The RTX 4090D was expressly designed for the purpose of complying with America's China export restrictions. These laws were put in place to prevent China and non-NATO countries from acquiring too much computing power — particularly AI processing power — for security reasons. These sanctions have been repeatedly changed over the past few years, first targeting data center chips like the Nvidia A100 and Nvidia H100, but later the RTX 4090 fell victim to the restrictions as it was 10% "too fast."
The current metric used to calculate the maximum allowed performance is known as TPP or Total Processing Power. This is calculated by the maximum compute for a given bit-depth, using TFLOPS (or TOPS for integer work) multiplied by the number of bits. For the RTX 4090, TPP is 660.8 * 8 = 5,286 for FP8 work running on the Tensor cores (sparsity doesn't count).
The new regulations apparently change the defined limit to include "Weighted TeraFLOPS" but neglect to clearly define that that means. Based on the language, however, we assume this refers to FP32 TFLOPS. The RTX 4090 for reference offers 82.6 TFLOPS of compute, while the RTX 4090D drops that to 73.5 TFLOPS — and the next step down for Nvidia's consumer GPUs is the RTX 4080 Super at 'only' 52.2 TFLOPS. Note also that these repeatedly lowering limits are starting to encroach on AMD's RX 7900 XTX, which offers 61.4 TFLOPS of compute.
While the government doesn't specifically name the RTX 4090D as the reason for the new restrictions, it's a safe bet that the card will be discontinued in the near future.

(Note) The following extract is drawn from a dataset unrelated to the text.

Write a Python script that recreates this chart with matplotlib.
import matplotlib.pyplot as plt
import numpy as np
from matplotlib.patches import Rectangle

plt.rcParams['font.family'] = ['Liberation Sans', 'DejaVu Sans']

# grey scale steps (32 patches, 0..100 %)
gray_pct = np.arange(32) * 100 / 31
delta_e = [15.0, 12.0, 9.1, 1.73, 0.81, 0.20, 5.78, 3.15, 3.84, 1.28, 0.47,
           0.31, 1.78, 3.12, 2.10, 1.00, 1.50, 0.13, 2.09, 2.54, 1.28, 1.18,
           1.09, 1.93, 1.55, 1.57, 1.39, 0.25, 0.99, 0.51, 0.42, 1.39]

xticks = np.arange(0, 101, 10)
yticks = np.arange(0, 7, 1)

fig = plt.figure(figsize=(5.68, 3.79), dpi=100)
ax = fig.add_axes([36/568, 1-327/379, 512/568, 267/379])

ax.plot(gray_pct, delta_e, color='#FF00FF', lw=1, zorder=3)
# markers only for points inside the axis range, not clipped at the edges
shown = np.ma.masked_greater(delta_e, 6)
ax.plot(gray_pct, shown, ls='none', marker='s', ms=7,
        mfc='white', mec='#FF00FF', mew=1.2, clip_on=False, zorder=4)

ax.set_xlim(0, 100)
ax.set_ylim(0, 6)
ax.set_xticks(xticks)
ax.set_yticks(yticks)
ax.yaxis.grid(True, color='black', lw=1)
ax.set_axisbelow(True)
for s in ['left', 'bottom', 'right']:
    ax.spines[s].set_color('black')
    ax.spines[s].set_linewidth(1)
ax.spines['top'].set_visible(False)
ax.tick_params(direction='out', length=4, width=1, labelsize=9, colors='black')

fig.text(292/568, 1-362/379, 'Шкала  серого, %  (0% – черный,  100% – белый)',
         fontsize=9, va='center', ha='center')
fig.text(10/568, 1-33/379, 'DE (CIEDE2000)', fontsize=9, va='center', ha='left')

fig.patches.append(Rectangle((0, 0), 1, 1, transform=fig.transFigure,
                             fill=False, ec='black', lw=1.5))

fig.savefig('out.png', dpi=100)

Nvidia might keep the 4090D around and rebrand it for a Western audience... or it might just come out with a new GPU that once again complies with the sanctions shenanigans. Let's call it the RTX 4090 DD "Double Dragon" and give it 108 Streaming Multiprocessors and 13,824 CUDA cores, and perhaps a 400W TGP — and most importantly, 69.7 TFLOPS of compute. Then it would once again become compliant, shift tens of thousands of units into China, and probably result in yet another cut to the allowed export performance.
The new restrictions will reportedly go into effect on April 4, 2024. Nvidia has not announced any response to the lower limits, though of course it will comply with them. But fundamentally, if 80 TFLOPS was too fast, and now 70 TFLOPS is also too fast, at some point the U.S. needs to set a hard limit and stick with it — or it will end up 'banning' GPUs that have long since been discontinued. It's doubtful the restrictions are even fully effective, as there are still plenty of Chinese customers hungry for GPUs, and the hardware likely continues to flow into the country through indirect means.